It’s a common question for new angel investors: Why not invest and get equity immediately in new startup companies?
In short, it’s difficult for an investor to value startup companies with little to no operating history. While the valuation of a startup is a key part of the investment process, jumping straight to priced rounds for early-stage startups can create challenges for the investor and the startup alike, because valuations can be under or overpriced. Underpricing hurts the company by giving away an excessive amount of ownership to new investors and unfairly diluting older investors. An overpriced startup is unfair to investors because it results in lower than expected investment returns. Pricing is difficult because there is little to analyze since startups are light on cash flow, light on assets, and mostly long on founder enthusiasm. New technologies, like Fundr’s proprietary algorithm, help investors assess a startup’s potential. It’s then up to the investors to invest in or pass on the company’s future prospects. Still, on our Fundr platform, we suggest investors avoid a priced equity round and use a convertible note. Convertible securities give the company and investors time to find clarity on valuation.
A priced round is done with equity and it is pretty straightforward to understand. However, there are two other popular securities, convertible notes and SAFE notes, which tend to be more complex. We discuss all three securities below:
Despite the challenges of early-stage valuation, equity is still a popular investment instrument. When investors purchase equity in a startup company, they become shareholders and owners of the company.
Pros: When equity is issued, both the investor and the startup agree on the value of the company - leaving no surprises for either party. Issuers do not need to repay the principal investment, however, investors gain some control over the company.
Cons: For the investor, excessive dilution tends to be a downside of equity funding. Investors may lose proportional ownership in the company with future rounds of equity funding.
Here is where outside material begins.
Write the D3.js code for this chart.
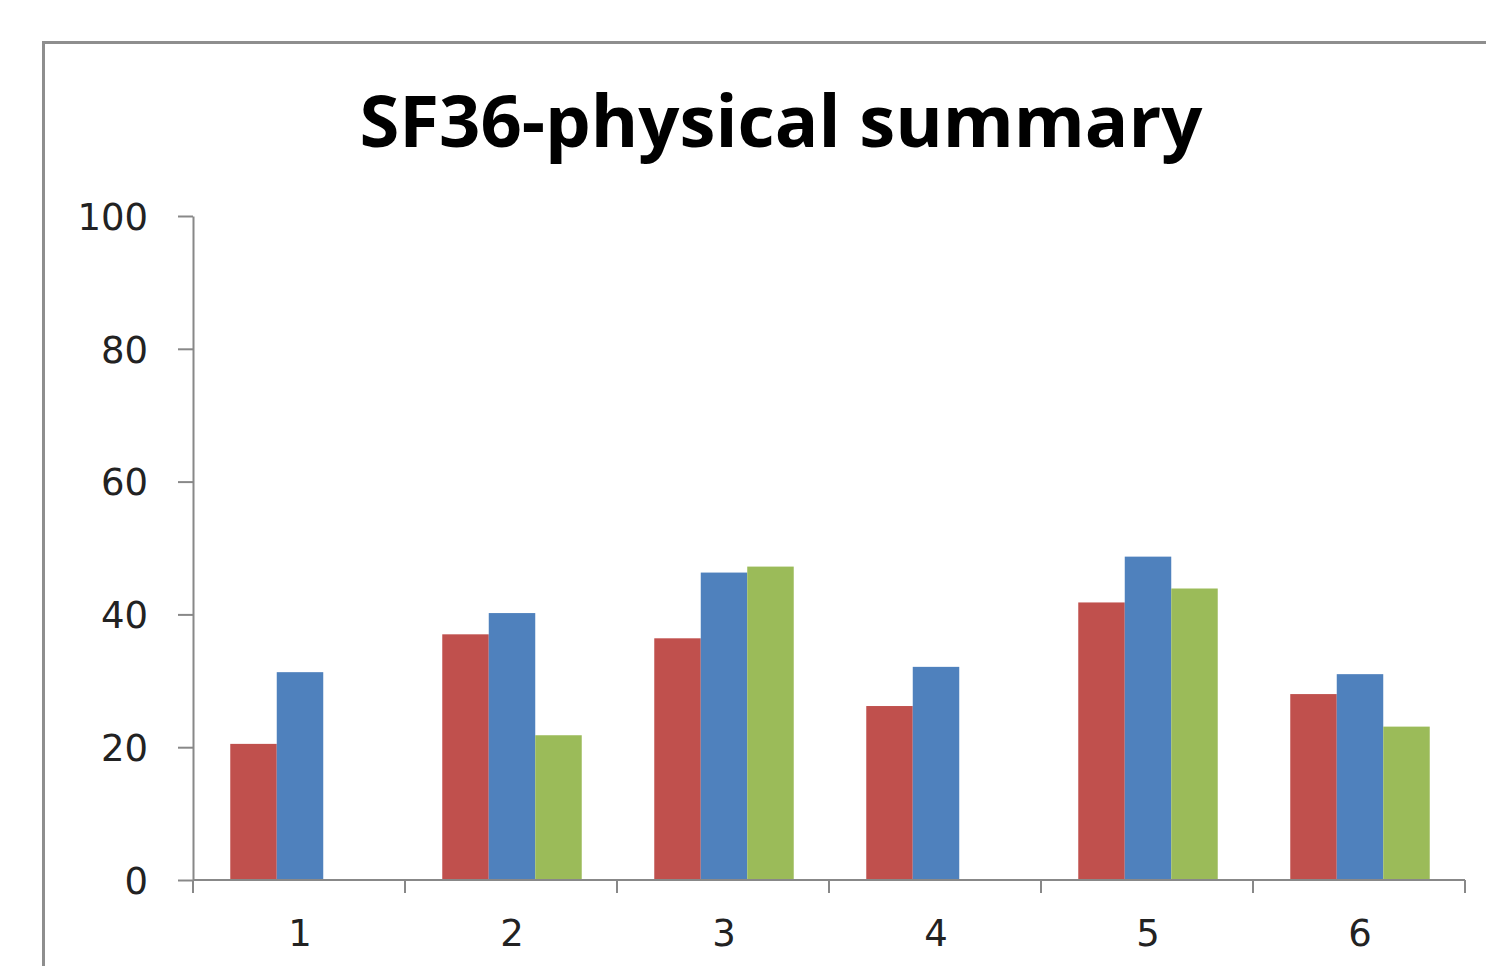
<!DOCTYPE html>
<html><head><meta charset="utf-8">
<script src="https://cdn.jsdelivr.net/npm/d3@7"></script>
<style>html,body{margin:0;padding:0;background:#fff;overflow:hidden}</style>
</head><body>
<svg id="chart" width="1486" height="966"></svg>
<script>
const categories = ["1","2","3","4","5","6"];
const seriesNames = ["Series1","Series2","Series3"];
const series1 = [20.5, 37.0, 36.4, 26.2, 41.8, 28.0];
const series2 = [31.3, 40.2, 46.3, 32.1, 48.7, 31.0];
const series3 = [0, 21.8, 47.2, 0, 43.9, 23.1];
const yTicks = [0, 20, 40, 60, 80, 100];
const colors = ["#C0504D", "#4F81BD", "#9BBB59"];
const title = "SF36-physical summary";

(function(){
const svg = d3.select("#chart");
svg.append("rect").attr("width",1486).attr("height",966).attr("fill","#fff");
// chart frame
svg.append("rect").attr("x",43.5).attr("y",42.5).attr("width",1500).attr("height",1000)
  .attr("fill","#fff").attr("stroke","#8e8e8e").attr("stroke-width",3);

const pLeft=193, pRight=1465, pTop=216, pBottom=880;
const x0 = d3.scaleBand().domain(categories).range([pLeft,pRight]).padding(0);
const x1 = d3.scaleBand().domain(seriesNames).range([1,x0.bandwidth()+1]).paddingInner(0).paddingOuter(0.78);
const y = d3.scaleLinear().domain([0,100]).range([pBottom,pTop]);

const data = [series1, series2, series3];
const g = svg.append("g");
seriesNames.forEach((s,si)=>{
  g.selectAll(".b"+si).data(categories).enter().append("rect")
    .attr("x", (c)=>x0(c)+x1(s))
    .attr("width", x1.bandwidth())
    .attr("y", (c,i)=>y(data[si][i]))
    .attr("height", (c,i)=>y(0)-y(data[si][i]))
    .attr("fill", colors[si]);
});

// Y axis
const yAxis = d3.axisLeft(y).tickValues(yTicks).tickSize(15).tickPadding(30).tickSizeOuter(0);
const ya = svg.append("g").attr("transform",`translate(${pLeft},0)`).call(yAxis);
ya.select(".domain").attr("stroke","#888").attr("stroke-width",2);
ya.selectAll(".tick line").attr("stroke","#888").attr("stroke-width",2);
ya.selectAll(".tick text").attr("font-family","'DejaVu Sans', Verdana, sans-serif")
  .attr("font-size",37).attr("fill","#222").attr("dy","0.36em");

// X axis
const xa = svg.append("g").attr("transform",`translate(0,${pBottom})`);
xa.append("line").attr("x1",pLeft).attr("x2",pRight).attr("y1",0).attr("y2",0)
  .attr("stroke","#888").attr("stroke-width",2);
const boundaries = categories.map(c=>x0(c)).concat([pRight]);
xa.selectAll(".xt").data(boundaries).enter().append("line")
  .attr("x1",d=>d).attr("x2",d=>d).attr("y1",0).attr("y2",13)
  .attr("stroke","#888").attr("stroke-width",2);
xa.selectAll(".xl").data(categories).enter().append("text")
  .attr("x",c=>x0(c)+x0.bandwidth()/2+1).attr("y",66)
  .attr("text-anchor","middle")
  .attr("font-family","'DejaVu Sans', Verdana, sans-serif")
  .attr("font-size",37).attr("fill","#222").text(c=>c);

// Title
svg.append("text").attr("x",781).attr("y",147).attr("text-anchor","middle")
  .attr("font-family","'Open Sans', 'Noto Sans', sans-serif").attr("font-weight","bold")
  .attr("font-size",72).attr("fill","#000")
  .attr("textLength",843).attr("lengthAdjust","spacingAndGlyphs")
  .text(title);
})();
</script>
</body></html>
For, startups the downside is yielding ownership and control when issuing equity.
Convertible notes are debt instruments that provide investors with an extra layer of protection while waiting for the debt to be paid or converted into equity.
Pros: Usually the conversion from loan to equity happens if specific criteria are met, like a round of qualified financing (which is fancy legal talk for a future funding round of a predetermined amount). Convertible notes also allow for early exit payback, so if the notes are paid early and before conversion the conversion date, then investors are entitled to receive more than their investment principal and associated interest. In addition, until it converts the note is a debt instrument, which provides the investor with all the rights of a debtor.
Cons: While the debt feature is advantageous for note investors, it’s a disadvantage for founders and other equity investors because in the case of liquidation by bankruptcy, debt holders are paid before equity holders.
Simple Agreement for Future Equity, also known as SAFE notes are similar to convertible notes in that they are contracts between investors and startups that eventually give investors equity in the startup. The main difference is that SAFE notes are not debt instruments and there is no need to do accrued interest math.
Pros: Like convertible notes, SAFE notes change to equity during a future round of equity financing, usually when preferred shares are issued. For startups, SAFE notes provide a cash infusion into the business. Like convertible notes, SAFE notes also allow for early exit payback but do not include accrued interest since there is no debt instrument involved.
Cons: Because SAFE notes are not debt instruments, investors have little protection during a liquidation event caused by bankruptcy. And, since there is no conversion date there is uncertainty around when and if a conversion to equity will occur.
Both convertible notes and SAFE notes are popular investing instruments for angels because they allow investors and startups to think about valuation as a longer-term dimension of the business’ success, rather than defining value in the early years of a venture. On the other hand, equity remains a strong investment option for investors who have strong confidence in a startup, and want to have part ownership of the business at the early stages.